--- Start of Given data ---
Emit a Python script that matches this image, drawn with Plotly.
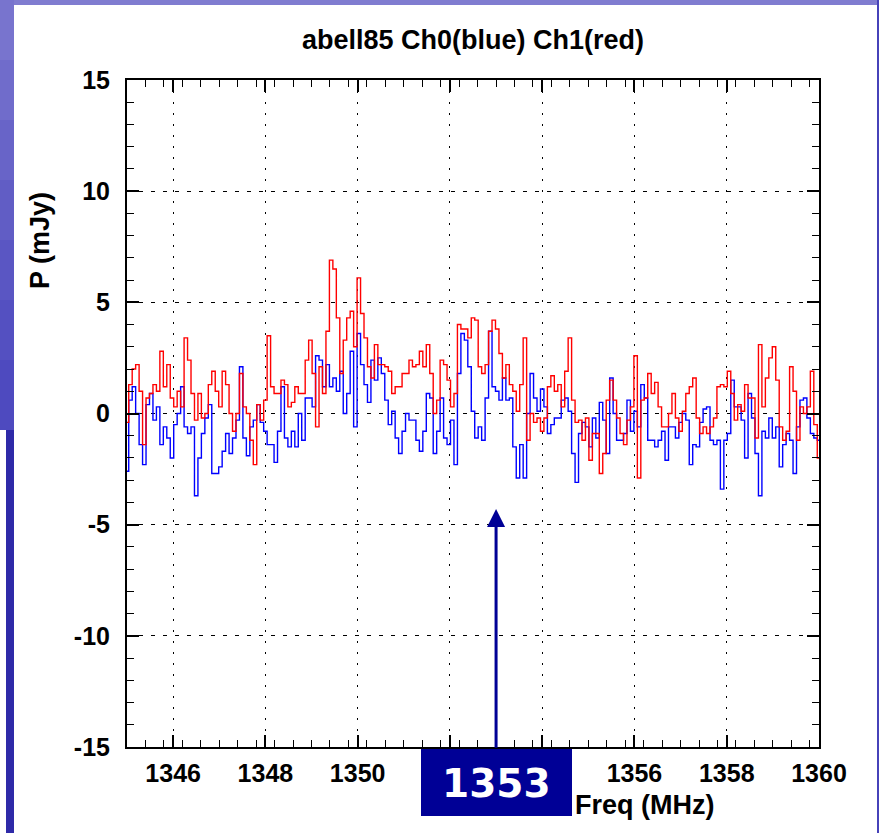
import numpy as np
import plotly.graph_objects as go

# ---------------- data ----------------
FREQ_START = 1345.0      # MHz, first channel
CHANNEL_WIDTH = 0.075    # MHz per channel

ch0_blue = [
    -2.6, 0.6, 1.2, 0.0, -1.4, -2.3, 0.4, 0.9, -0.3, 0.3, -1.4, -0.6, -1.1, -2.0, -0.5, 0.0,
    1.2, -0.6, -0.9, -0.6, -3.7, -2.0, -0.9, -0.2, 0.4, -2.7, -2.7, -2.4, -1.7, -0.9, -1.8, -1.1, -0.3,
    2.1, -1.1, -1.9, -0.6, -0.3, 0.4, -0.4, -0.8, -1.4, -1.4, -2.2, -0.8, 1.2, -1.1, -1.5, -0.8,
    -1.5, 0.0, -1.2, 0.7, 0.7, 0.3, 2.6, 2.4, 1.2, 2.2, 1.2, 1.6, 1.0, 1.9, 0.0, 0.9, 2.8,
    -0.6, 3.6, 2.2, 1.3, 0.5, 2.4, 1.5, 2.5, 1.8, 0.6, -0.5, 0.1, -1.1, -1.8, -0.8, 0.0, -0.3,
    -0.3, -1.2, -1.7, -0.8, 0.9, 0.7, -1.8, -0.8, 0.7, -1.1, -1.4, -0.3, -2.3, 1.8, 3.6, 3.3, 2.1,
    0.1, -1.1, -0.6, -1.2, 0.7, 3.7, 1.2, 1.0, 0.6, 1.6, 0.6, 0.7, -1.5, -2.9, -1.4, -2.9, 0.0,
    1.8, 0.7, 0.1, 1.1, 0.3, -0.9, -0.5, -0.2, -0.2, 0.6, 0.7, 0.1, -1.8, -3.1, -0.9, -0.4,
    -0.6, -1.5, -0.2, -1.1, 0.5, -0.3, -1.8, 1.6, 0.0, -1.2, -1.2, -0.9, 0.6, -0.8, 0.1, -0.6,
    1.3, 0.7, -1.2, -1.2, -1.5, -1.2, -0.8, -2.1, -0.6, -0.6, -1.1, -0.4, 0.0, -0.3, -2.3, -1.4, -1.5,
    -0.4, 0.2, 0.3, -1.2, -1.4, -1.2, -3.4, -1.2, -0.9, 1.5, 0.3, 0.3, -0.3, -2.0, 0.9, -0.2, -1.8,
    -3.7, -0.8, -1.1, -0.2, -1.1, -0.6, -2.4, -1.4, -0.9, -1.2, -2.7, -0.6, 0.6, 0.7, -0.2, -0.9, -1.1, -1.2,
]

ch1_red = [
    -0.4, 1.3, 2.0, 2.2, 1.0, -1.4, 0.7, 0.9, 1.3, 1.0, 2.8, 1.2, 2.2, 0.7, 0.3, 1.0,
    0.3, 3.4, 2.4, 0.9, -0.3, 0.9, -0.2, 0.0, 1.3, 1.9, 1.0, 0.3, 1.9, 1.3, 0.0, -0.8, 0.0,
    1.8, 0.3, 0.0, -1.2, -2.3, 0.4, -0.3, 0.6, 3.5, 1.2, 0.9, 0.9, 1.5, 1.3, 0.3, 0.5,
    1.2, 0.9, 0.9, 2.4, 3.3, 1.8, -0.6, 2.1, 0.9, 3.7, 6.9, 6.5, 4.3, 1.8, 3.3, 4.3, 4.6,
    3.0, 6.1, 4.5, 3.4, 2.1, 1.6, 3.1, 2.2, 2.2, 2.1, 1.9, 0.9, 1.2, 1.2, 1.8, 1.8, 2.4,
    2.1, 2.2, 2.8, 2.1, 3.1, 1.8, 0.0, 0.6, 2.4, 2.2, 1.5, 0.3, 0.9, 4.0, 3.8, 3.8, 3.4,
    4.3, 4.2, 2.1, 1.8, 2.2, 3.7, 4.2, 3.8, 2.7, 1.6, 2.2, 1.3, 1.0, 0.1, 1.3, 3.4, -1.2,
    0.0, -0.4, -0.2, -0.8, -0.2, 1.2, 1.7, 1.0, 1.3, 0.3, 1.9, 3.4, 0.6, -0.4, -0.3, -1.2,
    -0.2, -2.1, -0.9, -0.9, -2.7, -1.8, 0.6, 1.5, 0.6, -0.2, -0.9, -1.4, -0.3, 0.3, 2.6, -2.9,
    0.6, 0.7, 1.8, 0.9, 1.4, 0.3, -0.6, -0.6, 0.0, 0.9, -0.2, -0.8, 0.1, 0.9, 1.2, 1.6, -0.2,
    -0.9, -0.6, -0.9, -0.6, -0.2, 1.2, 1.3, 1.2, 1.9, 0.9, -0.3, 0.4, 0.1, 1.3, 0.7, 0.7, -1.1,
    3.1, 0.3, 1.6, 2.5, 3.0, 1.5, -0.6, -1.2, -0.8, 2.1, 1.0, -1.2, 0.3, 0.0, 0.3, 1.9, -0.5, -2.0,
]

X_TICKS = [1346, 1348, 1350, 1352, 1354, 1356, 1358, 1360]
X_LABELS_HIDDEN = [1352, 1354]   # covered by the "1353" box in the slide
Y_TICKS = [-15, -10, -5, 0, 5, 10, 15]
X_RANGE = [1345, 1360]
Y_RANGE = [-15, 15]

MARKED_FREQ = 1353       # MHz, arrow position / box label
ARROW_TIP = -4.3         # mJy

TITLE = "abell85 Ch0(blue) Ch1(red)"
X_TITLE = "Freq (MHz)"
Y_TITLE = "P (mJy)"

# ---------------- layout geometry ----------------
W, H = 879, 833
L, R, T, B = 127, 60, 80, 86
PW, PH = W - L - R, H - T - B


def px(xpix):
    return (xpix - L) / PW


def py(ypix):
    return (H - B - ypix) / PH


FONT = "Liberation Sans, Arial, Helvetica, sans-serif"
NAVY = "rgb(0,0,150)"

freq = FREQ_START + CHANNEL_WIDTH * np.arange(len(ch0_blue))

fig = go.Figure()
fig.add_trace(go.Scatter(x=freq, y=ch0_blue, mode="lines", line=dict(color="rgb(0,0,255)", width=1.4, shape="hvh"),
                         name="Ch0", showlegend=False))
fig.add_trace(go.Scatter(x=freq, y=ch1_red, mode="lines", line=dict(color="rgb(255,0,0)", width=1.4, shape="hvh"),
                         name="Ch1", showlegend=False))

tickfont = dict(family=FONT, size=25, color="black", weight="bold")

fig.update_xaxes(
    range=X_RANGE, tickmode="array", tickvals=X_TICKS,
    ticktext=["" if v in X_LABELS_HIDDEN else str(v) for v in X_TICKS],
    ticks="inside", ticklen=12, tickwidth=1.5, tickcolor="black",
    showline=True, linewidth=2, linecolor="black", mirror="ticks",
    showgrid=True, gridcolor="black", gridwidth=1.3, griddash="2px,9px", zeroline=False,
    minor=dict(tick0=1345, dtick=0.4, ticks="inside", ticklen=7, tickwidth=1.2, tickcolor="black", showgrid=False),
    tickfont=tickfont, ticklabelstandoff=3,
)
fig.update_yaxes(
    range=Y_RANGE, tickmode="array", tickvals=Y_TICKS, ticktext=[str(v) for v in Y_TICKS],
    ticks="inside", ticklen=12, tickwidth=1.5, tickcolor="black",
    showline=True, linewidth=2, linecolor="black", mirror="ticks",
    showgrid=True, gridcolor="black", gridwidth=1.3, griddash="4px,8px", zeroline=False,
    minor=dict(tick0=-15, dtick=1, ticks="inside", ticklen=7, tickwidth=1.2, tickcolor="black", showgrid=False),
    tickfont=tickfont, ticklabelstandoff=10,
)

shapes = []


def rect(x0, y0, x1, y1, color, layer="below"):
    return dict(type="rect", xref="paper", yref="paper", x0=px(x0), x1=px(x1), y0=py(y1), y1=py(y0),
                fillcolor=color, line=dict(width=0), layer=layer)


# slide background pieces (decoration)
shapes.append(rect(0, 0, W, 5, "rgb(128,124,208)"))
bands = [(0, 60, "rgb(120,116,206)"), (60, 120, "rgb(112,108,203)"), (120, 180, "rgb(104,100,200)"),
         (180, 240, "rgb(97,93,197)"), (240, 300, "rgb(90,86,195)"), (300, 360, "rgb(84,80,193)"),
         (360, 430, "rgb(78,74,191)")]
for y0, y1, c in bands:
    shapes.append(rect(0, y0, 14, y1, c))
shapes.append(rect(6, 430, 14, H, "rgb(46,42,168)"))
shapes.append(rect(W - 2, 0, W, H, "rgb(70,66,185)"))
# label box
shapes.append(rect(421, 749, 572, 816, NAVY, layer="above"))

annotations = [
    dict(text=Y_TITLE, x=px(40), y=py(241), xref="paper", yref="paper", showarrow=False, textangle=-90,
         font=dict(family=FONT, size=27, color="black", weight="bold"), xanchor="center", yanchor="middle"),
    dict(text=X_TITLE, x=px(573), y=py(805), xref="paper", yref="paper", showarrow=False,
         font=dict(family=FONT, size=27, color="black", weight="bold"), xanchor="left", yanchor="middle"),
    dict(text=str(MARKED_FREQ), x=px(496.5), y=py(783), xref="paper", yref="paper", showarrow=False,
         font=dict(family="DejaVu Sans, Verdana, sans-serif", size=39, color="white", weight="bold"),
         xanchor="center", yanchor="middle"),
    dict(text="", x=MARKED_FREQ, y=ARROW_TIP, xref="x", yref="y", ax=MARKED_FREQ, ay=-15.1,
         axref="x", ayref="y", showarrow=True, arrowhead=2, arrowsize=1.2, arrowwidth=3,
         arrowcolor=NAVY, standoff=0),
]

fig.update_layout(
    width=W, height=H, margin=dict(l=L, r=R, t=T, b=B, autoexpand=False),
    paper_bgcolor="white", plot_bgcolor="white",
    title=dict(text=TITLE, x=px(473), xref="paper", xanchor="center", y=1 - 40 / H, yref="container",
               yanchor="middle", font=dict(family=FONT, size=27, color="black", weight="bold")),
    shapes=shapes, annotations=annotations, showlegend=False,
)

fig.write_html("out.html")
--- End of Given data ---
__What you should do__. Only lines belong in the copy: transcribe those from the start of the data through the line that contains "CHANNEL_WIDTH = 0.075", and skip the pictures.

__Task answer__.
Emit a Python script that matches this image, drawn with Plotly.
import numpy as np
import plotly.graph_objects as go

# ---------------- data ----------------
FREQ_START = 1345.0      # MHz, first channel
CHANNEL_WIDTH = 0.075    # MHz per channel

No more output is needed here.